WRITTEN PROBLEM:
Retype exactly the lines from the first one through the line with "40, 45, 50]", including both ends; skip any pictures.

MATERIAL:
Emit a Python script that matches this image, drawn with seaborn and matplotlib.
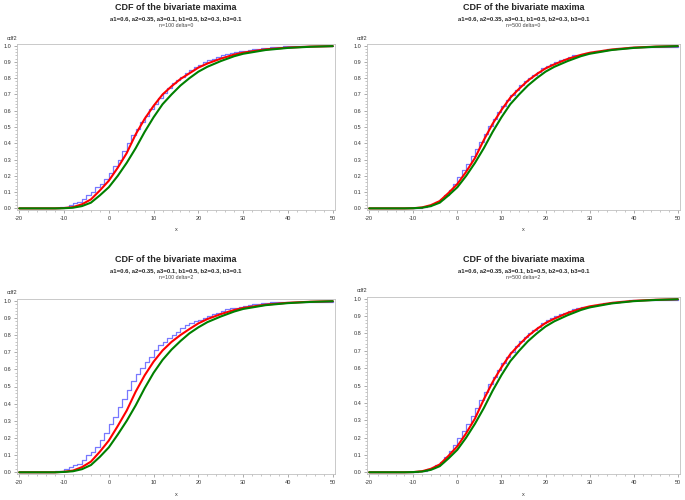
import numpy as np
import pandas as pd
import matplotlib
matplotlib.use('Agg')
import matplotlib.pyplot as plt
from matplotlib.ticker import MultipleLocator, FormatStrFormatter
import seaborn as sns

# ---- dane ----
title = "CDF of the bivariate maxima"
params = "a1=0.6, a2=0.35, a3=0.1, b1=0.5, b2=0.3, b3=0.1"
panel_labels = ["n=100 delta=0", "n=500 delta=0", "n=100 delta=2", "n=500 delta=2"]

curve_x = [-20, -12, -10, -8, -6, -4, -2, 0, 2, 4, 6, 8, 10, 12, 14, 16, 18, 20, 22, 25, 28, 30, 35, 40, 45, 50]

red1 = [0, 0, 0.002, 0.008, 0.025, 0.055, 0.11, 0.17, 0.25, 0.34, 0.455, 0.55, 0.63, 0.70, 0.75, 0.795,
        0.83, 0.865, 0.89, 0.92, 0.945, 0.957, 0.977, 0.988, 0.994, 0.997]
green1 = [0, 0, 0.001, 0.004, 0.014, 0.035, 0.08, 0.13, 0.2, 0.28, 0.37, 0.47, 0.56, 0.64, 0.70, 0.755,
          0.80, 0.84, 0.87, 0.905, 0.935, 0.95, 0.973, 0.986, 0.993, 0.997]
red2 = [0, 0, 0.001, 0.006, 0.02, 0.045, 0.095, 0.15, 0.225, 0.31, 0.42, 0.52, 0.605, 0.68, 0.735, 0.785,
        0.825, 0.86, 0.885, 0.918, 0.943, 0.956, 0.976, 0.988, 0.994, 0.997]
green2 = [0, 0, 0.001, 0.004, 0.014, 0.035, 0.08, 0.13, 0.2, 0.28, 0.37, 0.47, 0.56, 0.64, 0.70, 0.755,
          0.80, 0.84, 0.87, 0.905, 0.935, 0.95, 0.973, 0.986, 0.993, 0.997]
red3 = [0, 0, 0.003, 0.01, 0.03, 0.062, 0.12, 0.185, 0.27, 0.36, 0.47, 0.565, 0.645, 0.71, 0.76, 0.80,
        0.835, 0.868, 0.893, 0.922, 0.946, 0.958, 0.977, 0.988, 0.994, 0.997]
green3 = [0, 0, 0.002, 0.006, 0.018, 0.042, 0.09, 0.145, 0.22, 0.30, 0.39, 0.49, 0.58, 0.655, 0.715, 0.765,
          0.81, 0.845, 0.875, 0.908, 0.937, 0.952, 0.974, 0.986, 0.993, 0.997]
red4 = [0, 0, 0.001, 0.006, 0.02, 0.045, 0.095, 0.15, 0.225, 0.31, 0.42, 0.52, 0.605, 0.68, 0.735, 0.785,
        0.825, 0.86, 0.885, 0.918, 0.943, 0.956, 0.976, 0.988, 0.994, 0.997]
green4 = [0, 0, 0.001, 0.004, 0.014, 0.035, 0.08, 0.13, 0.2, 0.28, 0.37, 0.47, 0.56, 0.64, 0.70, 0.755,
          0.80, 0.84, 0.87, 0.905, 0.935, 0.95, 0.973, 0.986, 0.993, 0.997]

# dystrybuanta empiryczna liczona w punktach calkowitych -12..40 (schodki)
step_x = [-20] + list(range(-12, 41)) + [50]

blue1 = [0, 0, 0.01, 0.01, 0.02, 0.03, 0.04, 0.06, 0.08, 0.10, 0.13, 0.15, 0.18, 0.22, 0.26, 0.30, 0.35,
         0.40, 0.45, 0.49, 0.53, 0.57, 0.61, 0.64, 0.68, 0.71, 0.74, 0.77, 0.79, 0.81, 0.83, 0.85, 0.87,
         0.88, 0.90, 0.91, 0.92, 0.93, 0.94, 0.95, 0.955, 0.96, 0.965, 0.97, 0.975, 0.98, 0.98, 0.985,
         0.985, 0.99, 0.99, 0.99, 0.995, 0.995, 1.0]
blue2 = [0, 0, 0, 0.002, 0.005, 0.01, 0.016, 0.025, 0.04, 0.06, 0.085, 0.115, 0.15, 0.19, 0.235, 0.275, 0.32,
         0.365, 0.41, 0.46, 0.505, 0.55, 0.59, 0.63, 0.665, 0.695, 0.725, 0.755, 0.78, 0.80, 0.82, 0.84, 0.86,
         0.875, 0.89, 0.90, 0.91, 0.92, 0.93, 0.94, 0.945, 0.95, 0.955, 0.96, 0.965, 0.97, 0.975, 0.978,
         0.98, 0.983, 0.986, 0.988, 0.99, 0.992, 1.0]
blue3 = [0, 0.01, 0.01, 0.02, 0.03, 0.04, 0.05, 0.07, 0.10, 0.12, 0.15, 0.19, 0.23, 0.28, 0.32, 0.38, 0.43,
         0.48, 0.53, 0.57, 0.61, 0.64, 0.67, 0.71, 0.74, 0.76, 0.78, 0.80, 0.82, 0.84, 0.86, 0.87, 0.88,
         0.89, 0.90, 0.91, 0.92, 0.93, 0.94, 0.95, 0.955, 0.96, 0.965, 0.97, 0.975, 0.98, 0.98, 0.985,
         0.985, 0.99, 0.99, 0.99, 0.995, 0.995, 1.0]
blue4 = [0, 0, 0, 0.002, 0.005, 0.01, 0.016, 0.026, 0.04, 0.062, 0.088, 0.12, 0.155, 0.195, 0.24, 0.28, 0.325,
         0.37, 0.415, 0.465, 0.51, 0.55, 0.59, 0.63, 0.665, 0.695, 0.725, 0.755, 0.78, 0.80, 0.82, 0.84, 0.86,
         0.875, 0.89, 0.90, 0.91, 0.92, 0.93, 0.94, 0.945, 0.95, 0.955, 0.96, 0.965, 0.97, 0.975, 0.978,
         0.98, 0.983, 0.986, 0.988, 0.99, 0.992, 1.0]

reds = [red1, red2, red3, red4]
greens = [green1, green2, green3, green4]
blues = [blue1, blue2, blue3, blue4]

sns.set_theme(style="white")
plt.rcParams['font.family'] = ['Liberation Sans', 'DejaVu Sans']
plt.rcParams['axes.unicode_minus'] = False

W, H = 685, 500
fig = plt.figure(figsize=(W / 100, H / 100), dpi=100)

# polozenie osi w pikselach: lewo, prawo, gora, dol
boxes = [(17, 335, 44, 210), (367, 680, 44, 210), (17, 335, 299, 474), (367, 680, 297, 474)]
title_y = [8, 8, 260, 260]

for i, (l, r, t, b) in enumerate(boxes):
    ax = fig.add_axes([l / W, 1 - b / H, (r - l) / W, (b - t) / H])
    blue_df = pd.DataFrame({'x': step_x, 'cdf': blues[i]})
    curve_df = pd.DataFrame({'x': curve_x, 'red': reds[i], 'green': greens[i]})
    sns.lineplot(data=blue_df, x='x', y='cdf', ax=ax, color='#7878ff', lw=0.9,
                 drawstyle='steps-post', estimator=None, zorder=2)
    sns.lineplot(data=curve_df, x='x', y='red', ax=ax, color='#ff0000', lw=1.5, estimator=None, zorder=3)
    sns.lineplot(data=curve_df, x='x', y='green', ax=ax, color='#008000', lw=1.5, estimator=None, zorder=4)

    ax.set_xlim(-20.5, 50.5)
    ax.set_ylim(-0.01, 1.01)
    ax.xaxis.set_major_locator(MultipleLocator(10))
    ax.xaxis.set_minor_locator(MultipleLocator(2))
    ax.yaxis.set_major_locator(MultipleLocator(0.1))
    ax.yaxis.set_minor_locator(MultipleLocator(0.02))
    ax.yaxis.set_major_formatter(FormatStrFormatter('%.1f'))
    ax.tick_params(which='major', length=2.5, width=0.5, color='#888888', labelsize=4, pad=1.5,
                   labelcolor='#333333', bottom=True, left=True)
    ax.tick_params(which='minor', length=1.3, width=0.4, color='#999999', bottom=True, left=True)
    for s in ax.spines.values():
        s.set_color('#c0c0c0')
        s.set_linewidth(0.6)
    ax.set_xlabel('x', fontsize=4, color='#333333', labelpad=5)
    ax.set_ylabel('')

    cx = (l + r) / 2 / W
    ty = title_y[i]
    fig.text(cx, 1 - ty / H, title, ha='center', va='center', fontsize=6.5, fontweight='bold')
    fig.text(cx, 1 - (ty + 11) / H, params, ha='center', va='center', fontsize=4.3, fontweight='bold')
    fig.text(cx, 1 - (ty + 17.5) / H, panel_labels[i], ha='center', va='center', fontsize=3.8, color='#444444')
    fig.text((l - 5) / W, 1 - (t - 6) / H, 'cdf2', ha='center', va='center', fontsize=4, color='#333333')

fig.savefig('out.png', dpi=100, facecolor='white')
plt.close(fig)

SOLUTION FOR THIS EXERCISE:
Emit a Python script that matches this image, drawn with seaborn and matplotlib.
import numpy as np
import pandas as pd
import matplotlib
matplotlib.use('Agg')
import matplotlib.pyplot as plt
from matplotlib.ticker import MultipleLocator, FormatStrFormatter
import seaborn as sns

# ---- dane ----
title = "CDF of the bivariate maxima"
params = "a1=0.6, a2=0.35, a3=0.1, b1=0.5, b2=0.3, b3=0.1"
panel_labels = ["n=100 delta=0", "n=500 delta=0", "n=100 delta=2", "n=500 delta=2"]

curve_x = [-20, -12, -10, -8, -6, -4, -2, 0, 2, 4, 6, 8, 10, 12, 14, 16, 18, 20, 22, 25, 28, 30, 35, 40, 45, 50]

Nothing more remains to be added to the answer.